The more than 100 schools in Dadaab are mostly run by the United Nations, offering free education to the refugees and Kenyan students. Local children flock to camp classes, which have filled a void left by the Kenyan government in the remote border region.

The camp’s presence has similarly boosted health care, social services, and transport networks in the region, pulling in international aid and professionals from around Kenya and beyond. Commercial activities in and around the camp generate significant tax revenue.

If Dadaab were an independent country in Africa, it would be larger than the Seychelles, Sao Tome, and Principe — and its population would top 11 African capitals.

Still the government argues the security threat outweighs all the economic and humanitarian concerns. It claims Al Shabab used the camp to prepare terrorist outrages like the Garissa University College attack, where gunmen killed almost 150 people last year, or the assault on Nairobi’s Westgate Shopping Mall that killed 67 in 2013.

“The government has decided that hosting of refugees has to come to an end,” Kenya’s interior minister, Joseph Nkaisserry, declared recently. “The government acknowledges that this decision will have adverse effects on the lives of refugees, but Kenya will no longer be hosting them.”


While recognizing that Al Shabab infiltration has created a presence in Dadaab, security experts say closing the camp would not eliminate the group’s ability to carry out such attacks.

Many hope the government is bluffing, using the threat to win more international funding or increased assistance in its fight against Al Shabab.
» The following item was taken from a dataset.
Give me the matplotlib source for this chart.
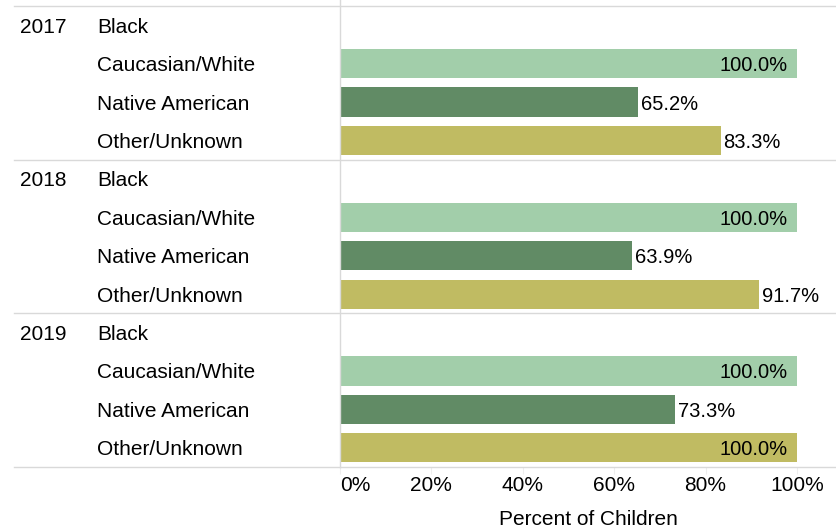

After all, it has threatened to shut Dadaab in the past but backed down, in part because international donors coughed up more money.

This time, however, the signs are ominous: The government has set a timeline, allocated a budget for the shutdown, and disbanded the Department of Refugee Affairs, disrupting the lives of refugees and hindering aid agency work.

If the Kenyan government is using the threat of closure for international leverage, it sets a dangerous precedent by using refugees as bargaining chips.

Kenya does have legitimate security concerns that should be taken into account. But domestic and international pressure are needed to persuade the government in Nairobi to avoid a closure that would be disastrous for the refugees, destabilizing for the region, and damaging to Kenya itself.

Tonny Onyulo is a freelance journalist based in Nairobi.